For several months I’ve been sitting on the promo CD to producer Boom Bip’s Corymb, an album of remixes by other artists and a few B-sides, trying to muster up some sort of reaction. And now, as I type, all I can really get out of myself is a shrugging “Golly gee, guys, it’s pretty pleasant. Most of it.” Prepare to not get excited.

It’s promising that the new stuff from Boom Bip goes over best. In fact, numero uno “From Left to Right” blows the rest of the album out of the water. At its core it’s a stupendously simple electronic tub-thumper, but the routine plays out with more fantastic flourishes than figure-skating queens. This is what I imagine crunk club singles sound like in Iceland. “Morning and a Day” works beautifully in its melding of guitars and techno drums, but it desperately lacks the sense of build and momentum that empowers “From Left to Right.” Radiohead would love “In the Tree Top.”

Unfortunately, the remixes from the higher profile artists, Mogwai and Boards of Canada, are limp and lifeless driftwood. On the other side of the lake, the hardly boring Venetian Snares crashing of “The Unthinkable” should be called “The Unlistenable.” Okay, so it’s not that bad, and I know plenty of highly knowledgeable audiophiles who admire this kind of shit, the music that sounds to my untrained ears like a black leather Bohemian rubbing his groin furtively up against a sequencer while stroking board knobs. Oh yeah, this track supposedly features Buck 65.

Faring much better than their aforementioned peers, cLOUDDEAD convert “Closed Shoulders” into something that sort of sounds, oddly enough, like ambient Yo La Tengo. Lali Puna slam the glitch-pop stamp down hard on “Awaiting an Accident,” which gives me a nigh irresistible urge to reach for my copy of Neon Golden. And Four Tet riddles “Third Stream” with percussion so off-kilter it wobbles back around to being straight ill; this track would be a clear album stand-out if it ever managed to develop into more than the sum of its very foxy parts.

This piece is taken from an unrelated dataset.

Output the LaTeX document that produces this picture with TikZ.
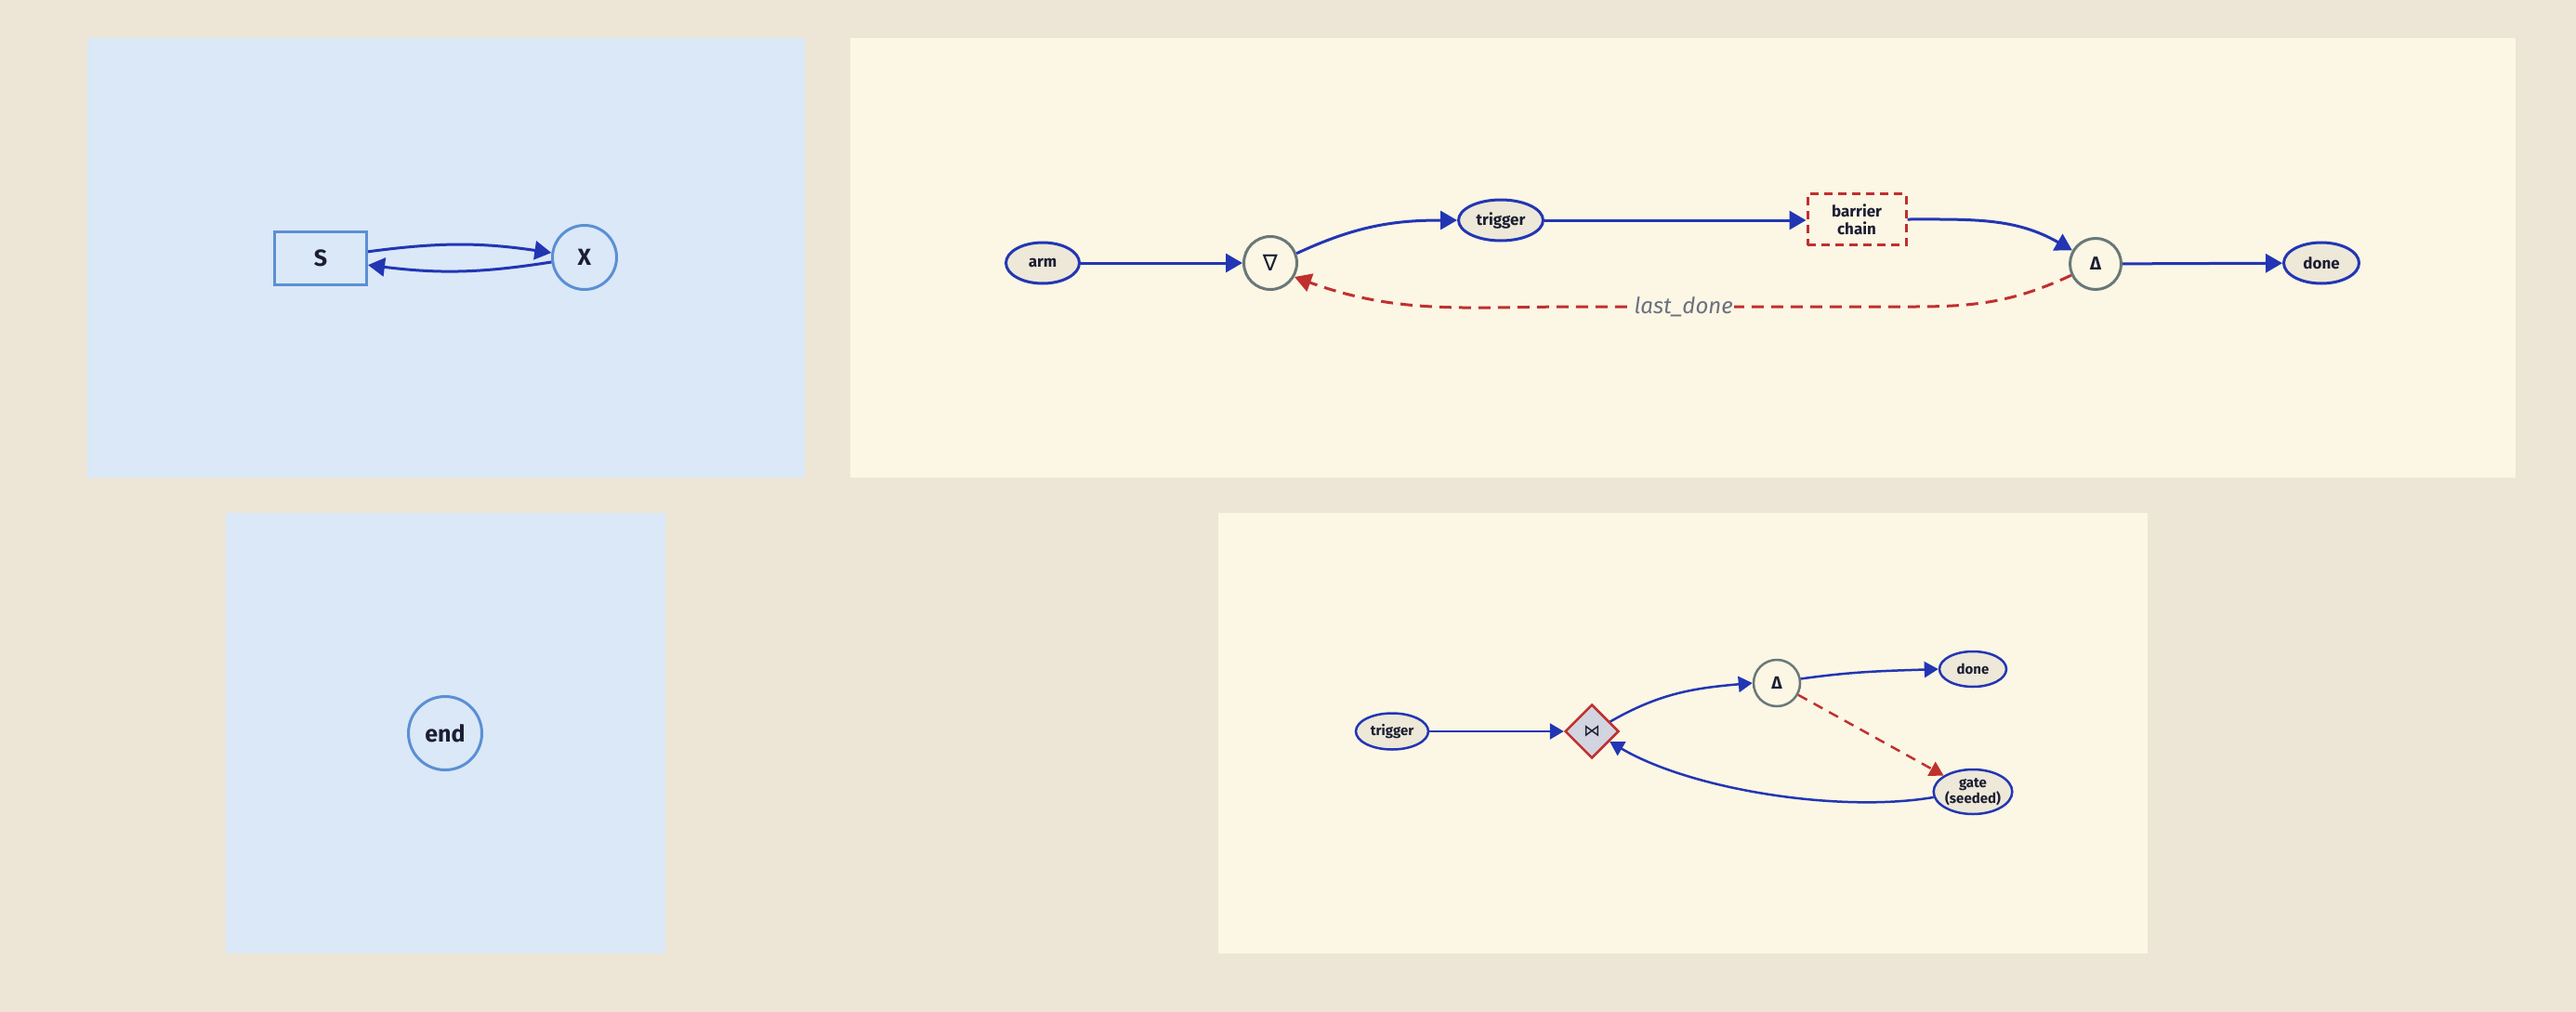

Toss in a couple decent yet unnecessarily long Peel session tracks, and call it an album.

Believe me, I tried really hard to avoid the whole 69 rating ordeal, but it’s the only number that fit for me. And there’s nothing remotely sexy about this album. Except, well, I suppose it could be the soundtrack to getting down with fairies… um, like Tinkerbell, I mean. Damn.